I’ve got 2 questions RE EIA numbers. 1) why are production numbers increasing weekly when monthly’s keep getting revised down and 2) why is no one buying US stockpiles? It’s rhetorical really but if anyone wants to put up an answer I’ll be interested to know if it tallies with my theories.
That solar will, I assume, be farmed out. I’ve heard no mention of capex relating to it. Don’t really want it on our books, if we can get a JV on the mid stream to offset set-up costs that would be a win all round. Also don’t forget that we already have a downstream JV so only paying for half the generation capex costs.
I’m thinking the build is related to limited US exports due to demand for ultra-light grades being somewhat limited.
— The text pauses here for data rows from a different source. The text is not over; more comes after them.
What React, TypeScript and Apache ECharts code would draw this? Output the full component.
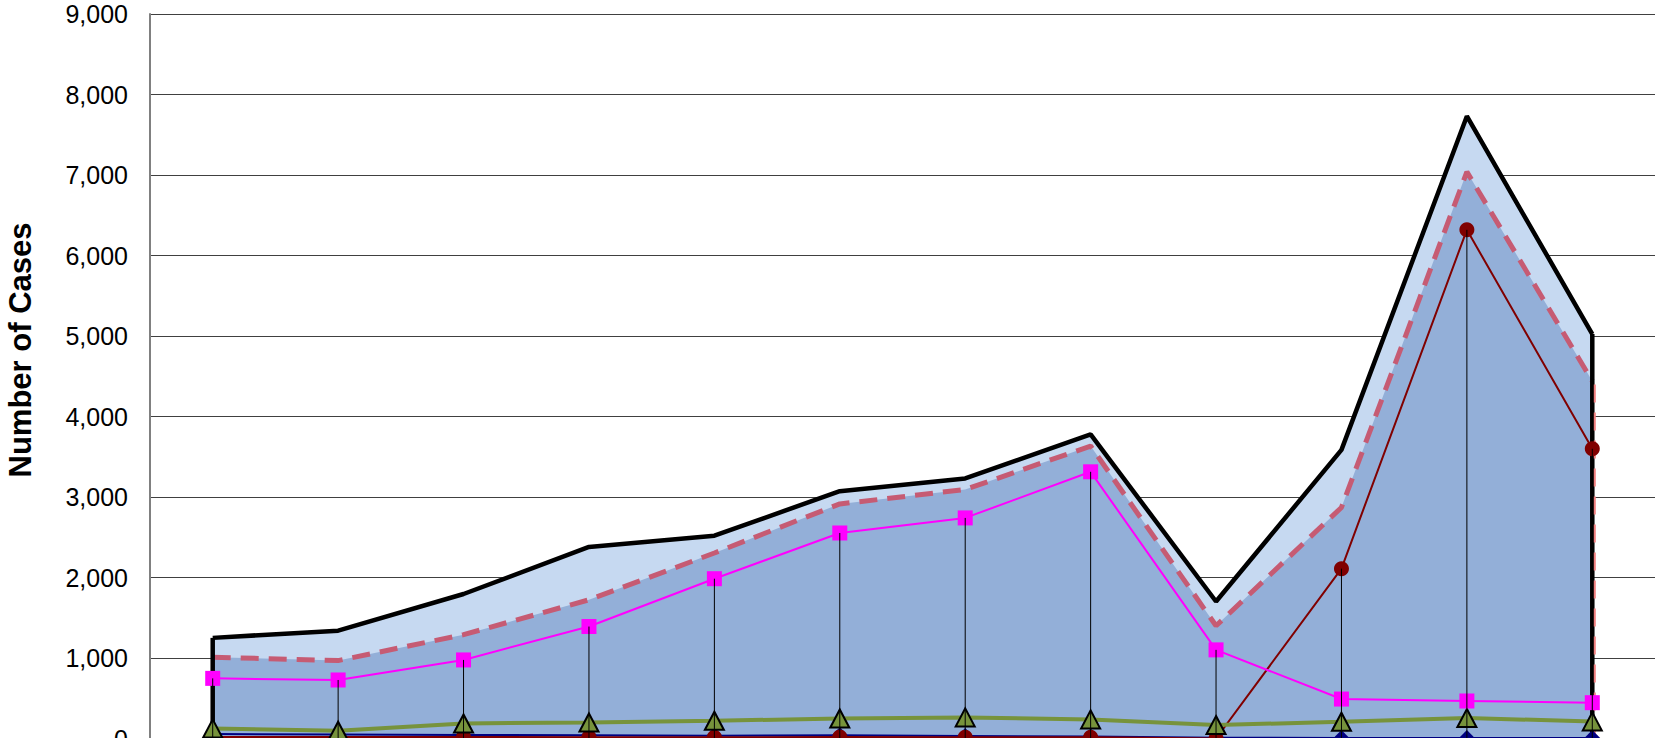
import React, { useEffect, useRef } from "react";
import * as echarts from "echarts";

const categories = ["1", "2", "3", "4", "5", "6", "7", "8", "9", "10", "11", "12"];
const totalCases = [1250, 1340, 1795, 2380, 2520, 3072, 3230, 3778, 1702, 3585, 7730, 5024];
const subtotalCases = [1010, 968, 1290, 1723, 2304, 2914, 3093, 3633, 1400, 2870, 7040, 4440];
const magentaSeries = [747, 727, 976, 1391, 1985, 2553, 2740, 3313, 1101, 490, 466, 445];
const greenSeries = [125, 96, 187, 199, 220, 249, 262, 237, 167, 208, 254, 212];
const redSeries = [20, 18, 20, 15, 15, 20, 15, 15, 0, 2110, 6319, 3599];
const navySeries = [55, 50, 45, 40, 35, 40, 30, 25, 10, 5, 5, 5];
const yTicks = [0, 1000, 2000, 3000, 4000, 5000, 6000, 7000, 8000, 9000];

const FONT = "'Liberation Sans', Arial, sans-serif";

export default function App() {
  const ref = useRef<HTMLDivElement>(null);

  useEffect(() => {
    if (!ref.current) return;
    const chart = echarts.init(ref.current, null, { renderer: "svg" });
    const last = categories.length - 1;
    const dropTops = categories.map((_, i) =>
      Math.max(magentaSeries[i], greenSeries[i], redSeries[i], navySeries[i])
    );

    const edgeData = [
      [0, totalCases[0], 0],
      [last, totalCases[last], 0],
      [last, subtotalCases[last], 1],
    ];

    chart.setOption({
      animation: false,
      backgroundColor: "#ffffff",
      grid: { left: 150, right: 0, top: 14, bottom: 21.5, containLabel: false },
      xAxis: {
        type: "category",
        data: categories,
        boundaryGap: true,
        axisLine: { show: true, lineStyle: { color: "#808080", width: 1 } },
        axisTick: { show: false },
        axisLabel: { show: false },
        splitLine: { show: false },
      },
      yAxis: {
        type: "value",
        min: yTicks[0],
        max: yTicks[yTicks.length - 1],
        interval: 1000,
        axisLine: { show: true, lineStyle: { color: "#808080", width: 2 } },
        axisTick: { show: false },
        axisLabel: {
          color: "#000",
          fontSize: 25,
          fontFamily: FONT,
          margin: 22,
          formatter: (v: number) => v.toLocaleString("en-US"),
        },
        splitLine: { show: true, lineStyle: { color: "#404040", width: 1 } },
      },
      graphic: [
        {
          type: "text",
          x: 20,
          y: 350,
          rotation: Math.PI / 2,
          style: {
            text: "Number of Cases",
            fill: "#000",
            fontSize: 31,
            fontWeight: "bold",
            fontFamily: FONT,
            align: "center",
            verticalAlign: "middle",
          },
        },
      ],
      series: [
        {
          name: "Total",
          type: "line",
          data: totalCases,
          symbol: "none",
          lineStyle: { color: "#000", width: 4.5 },
          areaStyle: { color: "#C6D9F1", opacity: 1 },
          z: 1,
        },
        {
          name: "Subtotal",
          type: "line",
          data: subtotalCases,
          symbol: "none",
          lineStyle: { color: "#C65B73", width: 5, type: [18, 10] },
          areaStyle: { color: "#93AFD8", opacity: 1 },
          z: 2,
        },
        {
          name: "edges",
          type: "custom",
          data: edgeData,
          z: 3,
          silent: true,
          renderItem: (params: any, api: any) => {
            const idx = api.value(0);
            const p0 = api.coord([idx, 0]);
            const p1 = api.coord([idx, api.value(1)]);
            const kind = api.value(2);
            return {
              type: "line",
              shape: { x1: p0[0] + (kind ? 2.5 : 0), y1: p0[1], x2: p1[0] + (kind ? 2.5 : 0), y2: p1[1] },
              style: kind
                ? { stroke: "#F08080", lineWidth: 2, lineDash: [18, 10] }
                : { stroke: "#000", lineWidth: 4.5 },
            };
          },
        },
        {
          name: "Navy",
          type: "line",
          data: navySeries,
          symbol: "diamond",
          symbolSize: 16,
          lineStyle: { color: "#000080", width: 2 },
          itemStyle: { color: "#000080" },
          z: 4,
        },
        {
          name: "Red",
          type: "line",
          data: redSeries,
          symbol: "circle",
          symbolSize: 15,
          lineStyle: { color: "#800000", width: 2 },
          itemStyle: { color: "#800000" },
          z: 5,
        },
        {
          name: "Green",
          type: "line",
          data: greenSeries,
          symbol: "triangle",
          symbolSize: [19, 18],
          lineStyle: { color: "#77933C", width: 4 },
          itemStyle: { color: "#77933C", borderColor: "#000", borderWidth: 2 },
          z: 6,
        },
        {
          name: "Magenta",
          type: "line",
          data: magentaSeries,
          symbol: "rect",
          symbolSize: 15,
          lineStyle: { color: "#FF00FF", width: 2 },
          itemStyle: { color: "#FF00FF" },
          z: 7,
        },
        {
          name: "drops",
          type: "custom",
          data: dropTops.map((v, i) => [i, v]),
          z: 8,
          silent: true,
          renderItem: (params: any, api: any) => {
            const idx = api.value(0);
            const p0 = api.coord([idx, 0]);
            const p1 = api.coord([idx, api.value(1)]);
            return {
              type: "line",
              shape: { x1: p0[0], y1: p0[1], x2: p1[0], y2: p1[1] },
              style: { stroke: "#000", lineWidth: 1 },
            };
          },
        },
      ],
    });

    return () => chart.dispose();
  }, []);

  return (
    <div style={{ position: "fixed", left: 0, top: 0, width: "100vw", height: "100vh", overflow: "hidden", background: "#fff" }}>
      <div ref={ref} style={{ width: 1655, height: 760 }} />
    </div>
  );
}
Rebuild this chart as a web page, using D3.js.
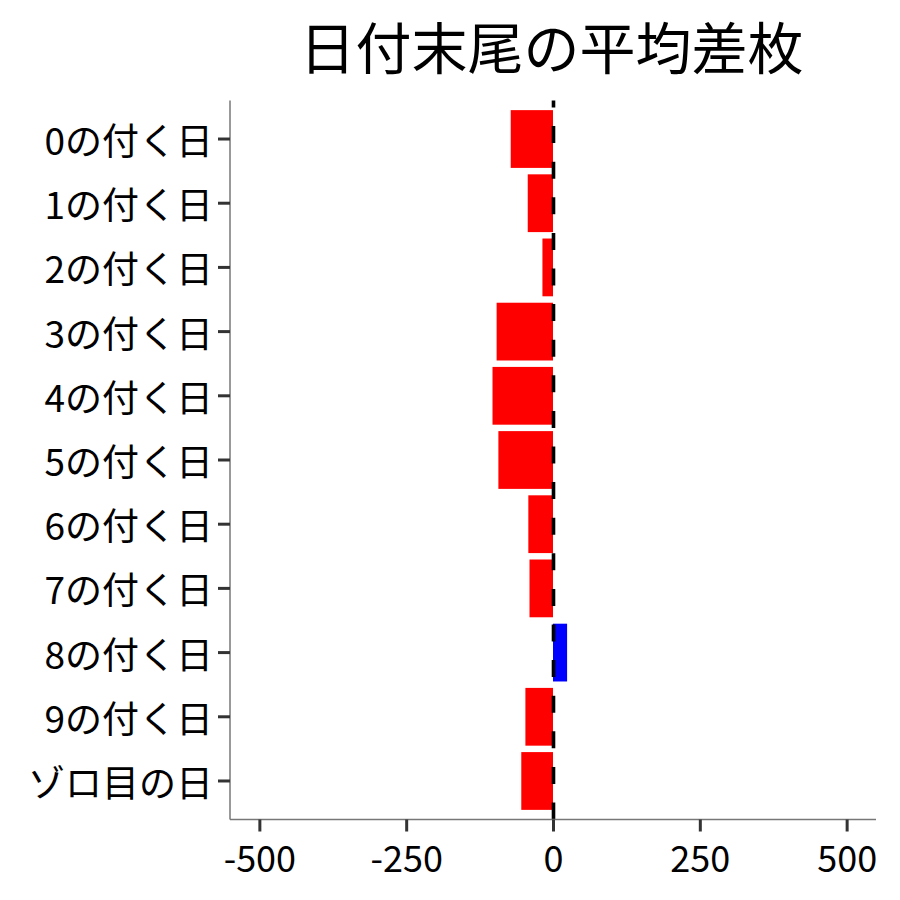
<!DOCTYPE html>
<html><head><meta charset="utf-8">
<script src="https://cdn.jsdelivr.net/npm/d3@7"></script>
<style>body{margin:0;background:#fff}</style>
</head><body>
<svg id="c" width="900" height="900"></svg>
<script>
const categories = ["0の付く日","1の付く日","2の付く日","3の付く日","4の付く日","5の付く日","6の付く日","7の付く日","8の付く日","9の付く日","ゾロ目の日"];
const values = [-72, -43, -18, -96, -103, -93, -42, -40, 24, -47, -54];
const xTicks = [-500, -250, 0, 250, 500];
const title = "日付末尾の平均差枚";

const font = "'Noto Sans CJK JP','Noto Sans',sans-serif";
const svg = d3.select("#c");
const L = 230, R = 876, T = 100.5, B = 819.5;
const x = d3.scaleLinear().domain([-550, 550]).range([L, R]);
const y = d3.scaleBand().domain(categories).range([T, B]).paddingInner(0.1).paddingOuter(0.15);

svg.append("text").attr("x", 551.5).attr("y", 44.5).attr("text-anchor", "middle")
  .attr("dominant-baseline", "central").style("font-family", font).style("font-size", "56px")
  .attr("fill", "#000").text(title);

svg.append("g").selectAll("rect").data(categories).join("rect")
  .attr("x", (d, i) => x(Math.min(0, values[i])))
  .attr("width", (d, i) => Math.abs(x(values[i]) - x(0)))
  .attr("y", d => y(d)).attr("height", y.bandwidth())
  .attr("fill", (d, i) => values[i] >= 0 ? "#0000ff" : "#ff0000");

// dashed zero line drawn bottom to top
svg.append("line").attr("x1", x(0) + 0.5).attr("x2", x(0) + 0.5).attr("y1", B).attr("y2", T)
  .attr("stroke", "#000").attr("stroke-width", 3.6).attr("stroke-dasharray", "17,18.6");

// y axis
const gy = svg.append("g").attr("transform", `translate(${L},0)`)
  .call(d3.axisLeft(y).tickSize(12).tickPadding(5));
gy.select(".domain").attr("stroke", "#777").attr("stroke-width", 1.5).attr("d", `M0,${T}V${B}`);
gy.selectAll(".tick line").attr("stroke", "#333").attr("stroke-width", 3);
gy.selectAll(".tick text").style("font-family", font).style("font-size", "37px").attr("fill", "#000")
  .attr("dy", null).attr("dominant-baseline", "central");

// x axis
const gx = svg.append("g").attr("transform", `translate(0,${B})`)
  .call(d3.axisBottom(x).tickValues(xTicks).tickSize(12).tickPadding(6).tickFormat(d => String(d)));
gx.select(".domain").attr("stroke", "#777").attr("stroke-width", 1.5).attr("d", `M${L},0H${R}`);
gx.selectAll(".tick line").attr("stroke", "#333").attr("stroke-width", 3);
gx.selectAll(".tick text").style("font-family", font).style("font-size", "36px").attr("fill", "#000")
  .attr("dy", null).attr("y", 36).attr("dominant-baseline", "central");
</script>
</body></html>
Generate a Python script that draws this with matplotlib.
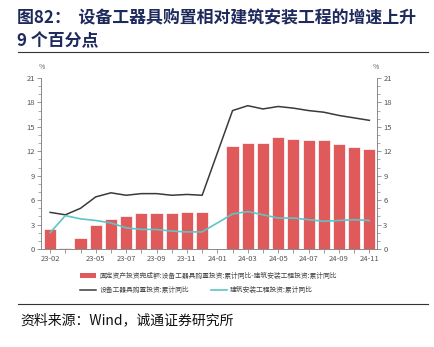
import matplotlib
matplotlib.use("Agg")
import matplotlib.pyplot as plt
import numpy as np
from matplotlib.lines import Line2D
from matplotlib.patches import Patch

plt.rcParams['font.family'] = ['Noto Sans CJK SC', 'DejaVu Sans']

months = ["23-02","23-03","23-04","23-05","23-06","23-07","23-08","23-09","23-10","23-11","23-12",
          "24-01","24-02","24-03","24-04","24-05","24-06","24-07","24-08","24-09","24-10","24-11"]
shown_labels = {"23-02","23-05","23-07","23-09","23-11","24-01","24-03","24-05","24-07","24-09","24-11"}
equip = [4.5, 4.2, 5.0, 6.4, 6.9, 6.6, 6.8, 6.8, 6.6, 6.7, 6.6,
         np.nan, 17.0, 17.6, 17.2, 17.5, 17.3, 17.0, 16.8, 16.4, 16.1, 15.8]
constr = [2.0, 4.1, 3.7, 3.5, 3.2, 2.6, 2.4, 2.4, 2.2, 2.1, 2.1,
          np.nan, 4.3, 4.6, 4.2, 3.8, 3.8, 3.6, 3.4, 3.5, 3.6, 3.5]
diff = [2.5, 0.15, 1.3, 2.9, 3.7, 4.0, 4.4, 4.4, 4.4, 4.6, 4.5,
        np.nan, 12.7, 13.0, 13.0, 13.7, 13.5, 13.4, 13.4, 12.9, 12.5, 12.3]

name_bar = "固定资产投资完成额:设备工器具购置投资:累计同比-建筑安装工程投资:累计同比"
name_eq = "设备工器具购置投资:累计同比"
name_co = "建筑安装工程投资:累计同比"

W, H = 434, 347
fig = plt.figure(figsize=(W/100, H/100), dpi=100)

ax = fig.add_axes([41/W, 1-249/H, (377-41)/W, (249-78)/H])
x = np.arange(len(months))
bar_color = "#E05A5C"
ax.bar(x, diff, width=0.8, color=bar_color, edgecolor="white", linewidth=0.5, zorder=2)

eq = np.array(equip, dtype=float)
co = np.array(constr, dtype=float)
m = ~np.isnan(eq)
ax.plot(x[m], eq[m], color="#3a3a3a", lw=1.1, zorder=3)
m2 = ~np.isnan(co)
ax.plot(x[m2], co[m2], color="#5CC5C8", lw=1.2, zorder=3)

ax.set_xlim(-0.6, 21.5)
ax.set_ylim(0, 21)
ax.set_yticks(np.arange(0, 22, 3))
ax.set_yticks(np.arange(0, 22, 1), minor=True)
ax.set_xticks(x)
ax.set_xticklabels([mm if mm in shown_labels else "" for mm in months])

for s in ["top", "right"]:
    ax.spines[s].set_visible(False)
for s in ["left", "bottom"]:
    ax.spines[s].set_color("#888888")
    ax.spines[s].set_linewidth(0.7)
ax.tick_params(axis='both', which='major', labelsize=5.5, colors="#888888", labelcolor="#555555",
               length=3, width=0.6, pad=1.5)
ax.tick_params(axis='y', which='minor', length=2, width=0.5, colors="#888888")

ax2 = ax.twinx()
ax2.set_ylim(0, 21)
ax2.set_yticks(np.arange(0, 22, 3))
ax2.set_yticks(np.arange(0, 22, 1), minor=True)
for s in ["top", "left", "bottom"]:
    ax2.spines[s].set_visible(False)
ax2.spines["right"].set_color("#888888")
ax2.spines["right"].set_linewidth(0.7)
ax2.tick_params(axis='y', which='major', labelsize=5.5, colors="#888888", labelcolor="#555555",
                length=3, width=0.6, pad=1.5)
ax2.tick_params(axis='y', which='minor', length=2, width=0.5, colors="#888888")

fig.text(42/W, 1-67/H, "%", fontsize=5, color="#666666", ha="center", va="center")
fig.text(376/W, 1-67/H, "%", fontsize=5, color="#666666", ha="center", va="center")

# legends
h_bar = Patch(facecolor=bar_color, edgecolor="none")
leg1 = fig.legend([h_bar], [name_bar], loc="center left", bbox_to_anchor=(80/W, 1-276/H),
                  frameon=False, fontsize=4.9, handlelength=2.4, handleheight=0.9,
                  handletextpad=0.45, borderaxespad=0, borderpad=0)
for t in leg1.get_texts():
    t.set_color("#444444")
h_eq = Line2D([], [], color="#3a3a3a", lw=1.1)
h_co = Line2D([], [], color="#5CC5C8", lw=1.2)
leg2 = fig.legend([h_eq, h_co], [name_eq, name_co], loc="center left", bbox_to_anchor=(80/W, 1-290/H),
                  frameon=False, fontsize=4.9, ncol=2, handlelength=2.4, handletextpad=0.45,
                  columnspacing=3.2, borderaxespad=0, borderpad=0)
for t in leg2.get_texts():
    t.set_color("#444444")

title_color = "#1F2A5C"
fig.text(17/W, 1-18/H, "图82：  设备工器具购置相对建筑安装工程的增速上升", fontsize=12.2,
         fontweight="bold", color=title_color, ha="left", va="center")
fig.text(17/W, 1-41/H, "9 个百分点", fontsize=12.2, fontweight="bold", color=title_color,
         ha="left", va="center")
fig.add_artist(Line2D([18/W, 428/W], [1-52/H, 1-52/H], color="#333333", lw=0.8))
fig.add_artist(Line2D([18/W, 428/W], [1-304/H, 1-304/H], color="#333333", lw=0.8))
fig.text(20/W, 1-320/H, "资料来源：Wind，诚通证券研究所", fontsize=10, color="#111111",
         ha="left", va="center")

fig.savefig("out.png", dpi=100)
In other news looks like earlier rumours that Russia had solved their contaminated pipelines issue was greatly exaggerated: https://uk.reuters.com/article/us-russia-oil-insight/how-russia-contaminated-2-7-billion-of-oil-exports-to-europe-idUKKCN1S61YM Sooooo if US production IS falling and Russia just had up to 1mbpd of exports clipped at the same time as chaos in Venezuela and Libya all whilst Saudi and OPECs response to DT asking for more production is ‘nah, I’m good’ there could be quite the setup in place.
@auston it sure will. I’ve followed enq since the depths of 2016 and it does seem to lag others. Usually a good bit of news reminds the market of the opportunity that has been overlooked. Top end production numbers or surprise upside to debt repayment should do the trick. @pelle I’m unlikely to be here in a few years, just as long as the uptrend in oil and enq lasts. Great numbers btw.